Yes, we wanted to go to there. (And not just because her skin looked and felt—yes, she asked us to feel her face—amazing.) And just this week, we heard that Ms. Love had called in the full-body Bioxidea suite to take on the road with her for her summer tour (which kicked off last Saturday, and includes a show at Brooklyn’s The Warsaw tonight). So we placed a few calls ourselves, and got the whole Korean-made line to play with in less than 24 hours. As if Courtney’s above description didn't already have us convinced, she e-mailed to reassure us that they’re “by far better than SK-II masks. They're just amazing, and the serum [in the mask] literally melts into my face and makes my skin better than it's ever been. It's really a full-service serum that literally vanishes into your skin; it's like a membrane."

Here’s the deal: Bioxidea’s gel-like masks are not for use in public—you look like Hannibal Lecter wearing an oversize pair of gloves, gnome boots, a set of lily pads on your “titties”—but, they only require 15 to 30 minutes of your day to get your skin glowing like a newborn (apt, considering they all smell like baby powder). The multi-layered, serum-drenched masks deliver free-radical fighting antioxidants and amino acids via a patented "Bio-Cellulose" hydration method, which is apparently a fermented coconut-juice agent that makes your skin just soak it all in.

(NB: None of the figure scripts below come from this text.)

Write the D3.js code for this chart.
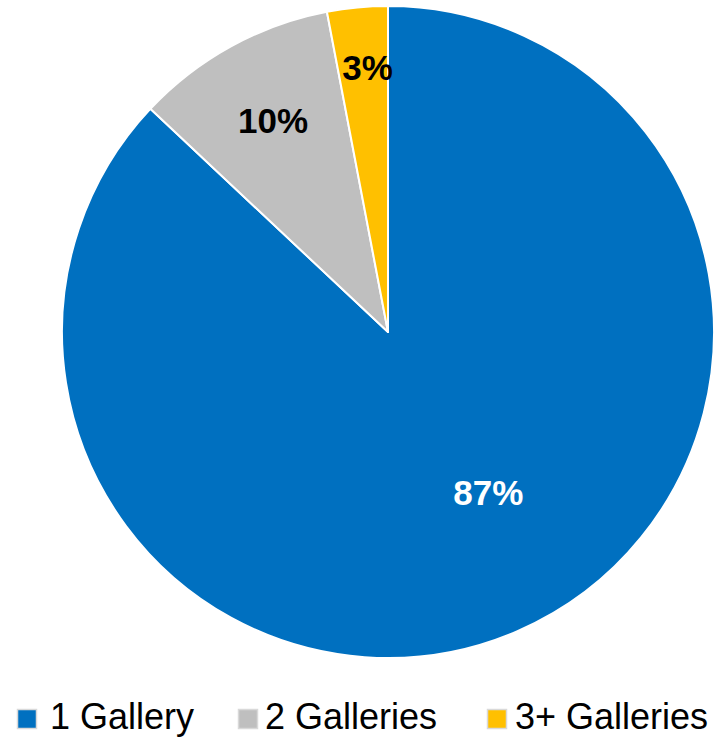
<!DOCTYPE html>
<html>
<head>
<meta charset="utf-8">
<script src="https://cdn.jsdelivr.net/npm/d3@7"></script>
<style>
  html, body { margin: 0; padding: 0; background: #fff; }
  svg { display: block; }
  text { font-family: "Liberation Sans", Arial, Helvetica, sans-serif; }
</style>
</head>
<body>
<svg id="chart" width="715" height="738"></svg>
<script>
// ---- Data ----
const categories = ["1 Gallery", "2 Galleries", "3+ Galleries"];
const values = [87, 10, 3];
const labels = ["87%", "10%", "3%"];

// ---- Style / layout ----
const colors = ["#0070C0", "#BFBFBF", "#FFC000"];
const labelColors = ["#FFFFFF", "#000000", "#000000"];
const labelRadiusFrac = [0.579, 0.739, 0.813];
const labelAngleOffsetDeg = [-8.7, 0.3, 1.0];
const cx = 388, cy = 332, R = 326;

const svg = d3.select("#chart");

const pie = d3.pie().sort(null).value(d => d)
  .startAngle(0).endAngle(2 * Math.PI);
const arcs = pie(values);
const arc = d3.arc().innerRadius(0).outerRadius(R);

const g = svg.append("g").attr("transform", `translate(${cx},${cy})`);

g.selectAll("path.slice")
  .data(arcs)
  .join("path")
  .attr("class", "slice")
  .attr("d", arc)
  .attr("fill", (d, i) => colors[i])
  .attr("stroke", "#FFFFFF")
  .attr("stroke-width", 2)
  .attr("stroke-linejoin", "round");

g.selectAll("text.lbl")
  .data(arcs)
  .join("text")
  .attr("class", "lbl")
  .attr("transform", (d, i) => {
    const a = (d.startAngle + d.endAngle) / 2 + labelAngleOffsetDeg[i] * Math.PI / 180;
    const r = labelRadiusFrac[i] * R;
    return `translate(${r * Math.sin(a)},${-r * Math.cos(a)})`;
  })
  .attr("text-anchor", "middle")
  .attr("dy", "0.36em")
  .attr("font-size", 35)
  .attr("font-weight", "bold")
  .attr("fill", (d, i) => labelColors[i])
  .text((d, i) => labels[i]);

// ---- Legend ----
const legendX = [17, 238, 487];
const legendTextX = [50, 265, 515];
const legendBaseline = 729;
const sq = 19;

const lg = svg.append("g").attr("class", "legend");
const items = lg.selectAll("g.item")
  .data(categories)
  .join("g")
  .attr("class", "item");

items.append("rect")
  .attr("x", (d, i) => legendX[i] + 0.5)
  .attr("y", 709.5)
  .attr("width", sq)
  .attr("height", sq)
  .attr("fill", (d, i) => colors[i])
  .attr("stroke", "#D9D9D9")
  .attr("stroke-width", 1.5);

items.append("text")
  .attr("x", (d, i) => legendTextX[i])
  .attr("y", legendBaseline)
  .attr("font-size", 36)
  .attr("fill", "#000")
  .text(d => d);
</script>
</body>
</html>
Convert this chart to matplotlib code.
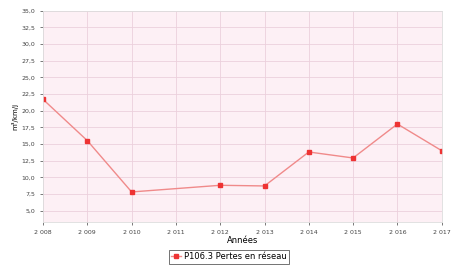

After taking off the gelatin-esque layer, pat the remaining nutrient-rich ooze into your skin. Your body will feel super smooth and positively sponge-like in its ability to retain moisture for the next 24 hours (hence the name)—an effect Love likened to post-o glow—and, when used over time, the masks are even supposed to reduce the appearance of facial expression lines (and perhaps those stubborn neck rings, too; we'll see). Celebrity skin, indeed."